If ambiton is often deemed as something evil in the Christian world, it has, in Chinese, two opposite sides. And I wonder if the ambiguous nature of Chinese philosophy, the Chinese way to see the world, a lack of accurary and absoluteness—the qualities that science and technology requires—one of the reasons that made this at one time the wealthiest countries in the world lagged so pitifully behind in the run since the age of Industrial Revolution.

Ambition for the Chinese could be 雄心, heroic heart, or 野心, savage heart. Much as the Chinese and the West would disagree over the character of Mao, to say that Mao is an ambitious man certainly would win both sides’ confirmation.

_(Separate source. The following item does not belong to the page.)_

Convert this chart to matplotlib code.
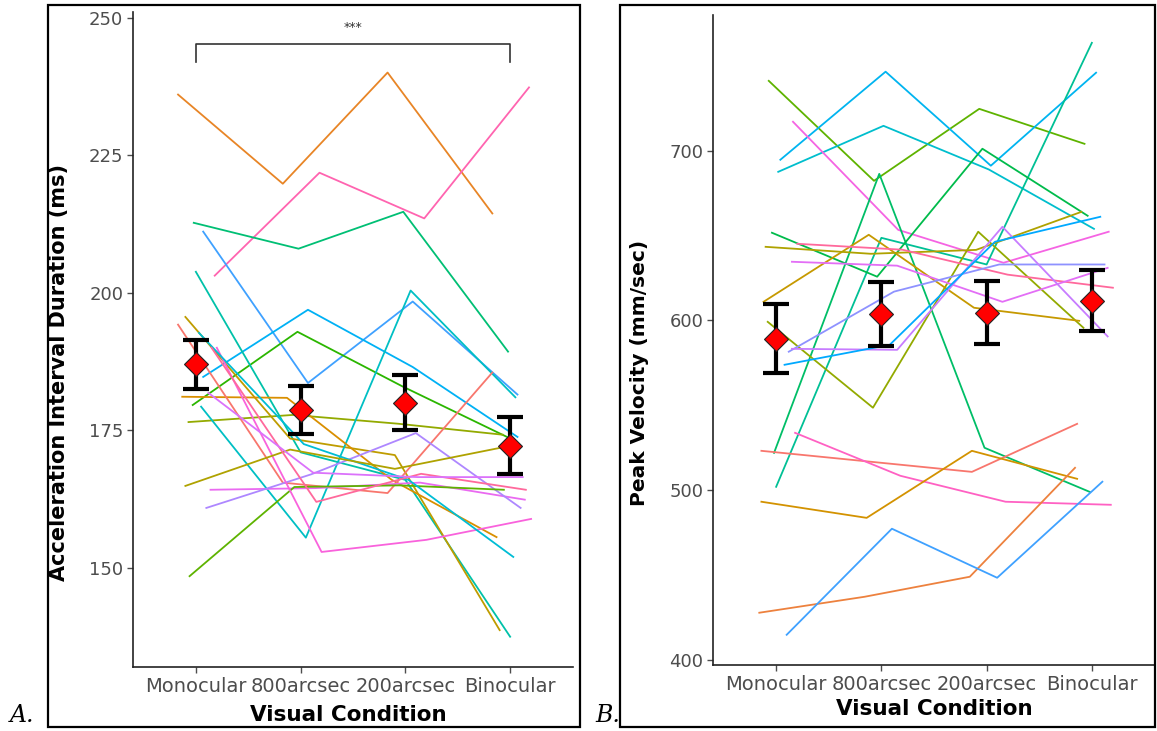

It’s said China now is at The Age of Ambition, the whole country is dashing forward, sometimes with the madness of a full-speed train gone off the track, and everyone in the country, under the influence of this energy, rushes on themselves. One hesitates to commend this. Certainly New York itself is a city charged full of a similar energy.

A hero’s heart, a hero aspires to something that’s out of the common run of life. 雄心壮志, is a word stirs the blood and brings in the images of the epics of Homer. No Chinese could hear this word without at once popping up in their minds various characters in the swordsmen novels.

A savage’s heart, a savage (though the word “savage” now, even compared to two decades ago, takes on a different meaning that’s quite different from the long period that the west had, undoubtly still now, in the complacency of their “civilized society”.) a savage with much rage and discontent, wants land, wants power, wants money. 野心勃勃, is a word comes with the image of war and destruction under a tyrannical will.

As no one could sum up French Revolution with one word, and there will be forever dispute as to what a man Napoleon really is, the complex of the world and human nature is thus that it’s no longer easy for us to say “this person is a good guy and that person bad” once we grew out of childhood.

And it might be in a man to be both 雄心壮志 and 野心勃勃, as French Revolution started with heroic ideas for human race and soon turned into horror and blood shed.

If the Chinese is paying heavily for its ambiguousness, for its reluctance to go to absoluteness and extremities and cut off the innate connections in everything—“there is no beauty without ugliness to contrast it; we know goodness because there is evil to contrast it”—there is hope that this way of seeing the world, this philosophy, will finally pay off: For everything by nature is connected, and when science and technology play out, it ultimately is us, human, our mind to grasp the world thoroughly and comprehensively as a whole that wins us the game in the long run.